Type I - most variable category in terms of quality. TDK AD tape had a higher than normal coercivity, giving it a rising high end, good SOL, but poor MOL. The best Type I tapes could be excellent in terms of quality, but they all had a 4.5 dB disadvantage in terms of the 120 microsecond playback EQ. Type I is generally the most stable of all the tapes. BASF manufactured the IEC I standard.
Type II - more costly pigments meant less variability in quality. The 70 microsecond EQ gave these tapes a 4.5 dB advantage in terms of lower tape hiss, but that EQ setting sacrificed some--not all--of their SOL advantages over Type I. There were two basic pigments used: chromium dioxide and cobalt-doped iron oxide. Chrome initially had problems with lower sensitivity, MOL, and print-through; but BASF developments in milling and pigment development improved all these low points. Combined with its distinct advantages in low noise floor, low modulation noise, and freedom from magnetostrictive losses in high end over time, chrome's advantages made it the choice for the music industry's best tapes. Double-coated chrome tapes (Chrome Super and Chrome Maxima) had MOL levels equal to that of the better chrome equivalent tapes without a sacrifice in noise levels.
Cobalt-doped tapes have high MOL levels and generally greater sensitivity than chrome tapes (partly due to higher packing densities), and the fact that the playback meters showed higher output gave them a distinct marketing advantage.

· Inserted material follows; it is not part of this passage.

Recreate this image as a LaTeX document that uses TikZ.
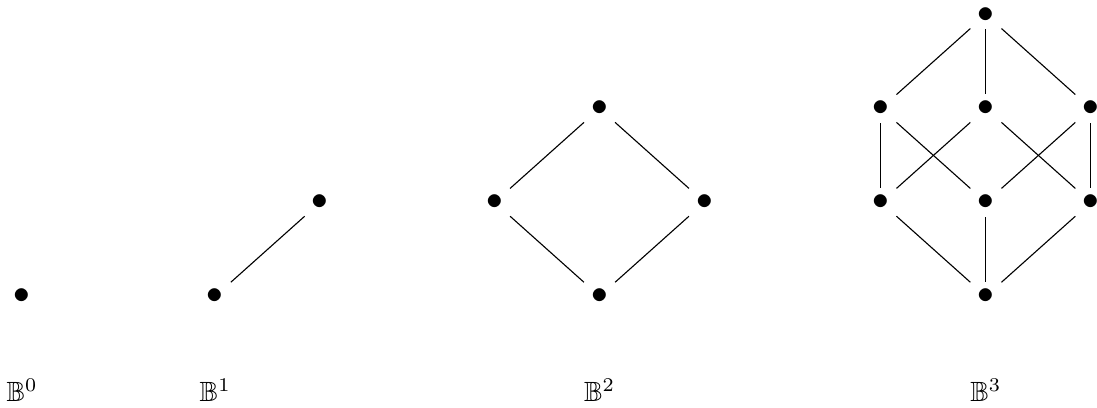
\documentclass[tikz,border=0pt]{standalone}
\usepackage{amssymb}
\begin{document}
\begin{tikzpicture}[
        x=1.328cm, y=1.187cm,
        elt/.style={font=\large, inner sep=2.4pt},
        lbl/.style={inner sep=.3333em}
    ]
    \useasboundingbox (-0.21,-1.185) rectangle (10.238,3.156);
    % B^0
    \node[elt] (z) at (0,0) {$\bullet$};
    \node[lbl] (lz) at (0,-1) {$\mathbb{B}^0$};
    % B^1
    \node[elt] (a0) at (1.84,0) {$\bullet$};
    \node[elt] (a1) at (2.84,1) {$\bullet$};
    \node[lbl] (la) at (1.84,-1) {$\mathbb{B}^1$};
    \draw (a0) -- (a1);
    % B^2
    \node[elt] (b00) at (5.5,0) {$\bullet$};
    \node[elt] (b10) at (4.5,1) {$\bullet$};
    \node[elt] (b01) at (6.5,1) {$\bullet$};
    \node[elt] (b11) at (5.5,2) {$\bullet$};
    \node[lbl] (lb) at (5.5,-1) {$\mathbb{B}^2$};
    \foreach \u/\v in {b00/b10, b00/b01, b10/b11, b01/b11}
        \draw (\u) -- (\v);
    % B^3
    \node[elt] (c000) at (9.18,0) {$\bullet$};
    \node[elt] (c100) at (8.18,1) {$\bullet$};
    \node[elt] (c010) at (9.18,1) {$\bullet$};
    \node[elt] (c001) at (10.18,1) {$\bullet$};
    \node[elt] (c110) at (8.18,2) {$\bullet$};
    \node[elt] (c101) at (9.18,2) {$\bullet$};
    \node[elt] (c011) at (10.18,2) {$\bullet$};
    \node[elt] (c111) at (9.18,3) {$\bullet$};
    \node[lbl] (lc) at (9.18,-1) {$\mathbb{B}^3$};
    \foreach \u/\v in {c000/c100, c000/c010, c000/c001,
                       c100/c110, c100/c101, c010/c110, c010/c011,
                       c001/c101, c001/c011,
                       c110/c111, c101/c111, c011/c111}
        \draw (\u) -- (\v);
\end{tikzpicture}
\end{document}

They did suffer from higher initial noise levels and increasing noise over time ("delta noise") as well as some loss in short wavelength response due to magnetostrictive effects from capstan/pinch roller pressures. Most had very good resistance to print-through except TDK's SA-X tape which was formulated to beat BASF's claim of "world's quietest tape" for its chrome tapes. TDK probably milled the particles to tiny sizes for lower noise, but that would run the risk of too many crystals with paramagnetic properties that would lead to instability. Cobalt-doped tapes were often more prone to rub-off than chrome tapes, which were noted for the clean running properties. BASF made the intial IEC reference tape using a chrome formulation. In the 1990's BASF changed the IEC II standard using a ferric cobalt formulation.
Type III -- a combination of a ferric oxide base and a chrome upper layer for increased high frequency sensitivity and a low noise floor, ferric-chromes had amazing MOL levels at 315 Hz (due to high packing densities) and the same low noise floor of chrome tapes. But that's all. Their mid-range output levels were quite low, and their SOL levels were very poor due to the imbalance of short wavelength flux penetrating below the thin chrome layer and reaching self-erasure in the ferric base. Both BASF and Sony made ferric-chrome tape; Sony made the IEC III reference tape.
Type IV -- a pure metal pigment tape "reintroduced" by 3M with its Metafine formulation (BASF's iron carbonyl from 1934 was actually the first metal pigment), metal tape had enormous levels of output compared to all other formulations. It needed it. The noise levels were also the highest, probably because the particles were so difficult to disperse and orient in manufacturing. The resulting S/N at 315 Hz was often only slightly better than the best Type I or Type II tapes, but the SOL levels of metal tape were substantially better than any others. TDK made the IEC IV reference tape.